Study: Print Media Moved To Digital Without Understanding How Contextual Cues Are Different

Earlier this week Pew Research Center reported how news consumption has massively shifted to digital channels.

Now, independent-but-related research from the University of Missouri School of Journalism suggests that print newspapers might have moved to digital platforms without understanding the differences in the print and digital mediums — and how readers use contextual clues to help them make sense of the news.

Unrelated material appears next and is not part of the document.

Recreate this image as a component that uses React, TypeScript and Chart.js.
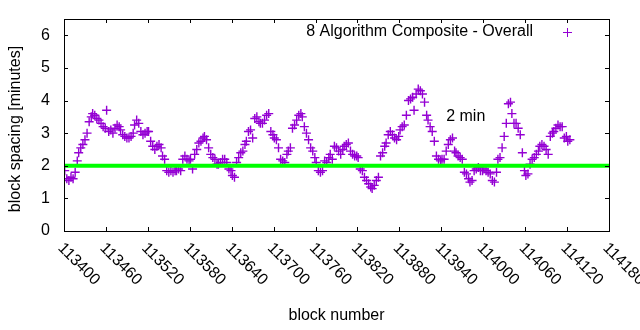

Damon Kiesow, professor of journalism professions and lead author of the study, and Shuhua Zhou, a professor of journalism studies and co-author, conducted in-depth interviews over a two-week period with 12 digital news readers. They identified eight characteristics that digital news readers value. They are:

  • Genre, or the use of digital cues, such as labels, to distinguish between different types of content and to help lessen the confusion between news stories and opinion pieces.
  • Retrievability, or the ability to find previous news stories, such as with a simple keyword search.
  • Importance, or visual cues such as a story’s location, headline size and word count, that allow readers to understand the level of importance of a particular news story.
  • Immediacy, or the ability for content to be updated quickly and to help lessen the confusion between new and old stories when sharing on social media.
  • Hypertextuality, or the ability to include additional digital information by linking to related articles or resources.
  • Convenience, or the ability to access vast amounts of digital information at one’s fingertips.
  • Adaptability, or user-friendly features that make it easier for one to navigate through digital news content and be able to read the news on multiple digital platforms.
  • Interactivity, or the ability to share news articles with others, and create a community by interacting with comments left on an article.

Together, these characteristics offer contextual clues that differ from traditional print devices intended to signal their own sets of contextual clues. Digital readers expect that news in the online channel should offer those eight characteristics even when print can’t.

“When these cues are missing or ambiguous, it can lead to reader confusion,” Kiesow stated. “For example, readers may believe an opinion column is a news story, or assume an old article shared on social media is actually new. This may contribute to reduced trust and engagement.”

Overall, the findings support Kiesow’s and Zhou’s belief that print newspapers moved to digital platforms without having a proper understanding of its distinctiveness — and how readers use digital contextual clues to help them make sense of the news.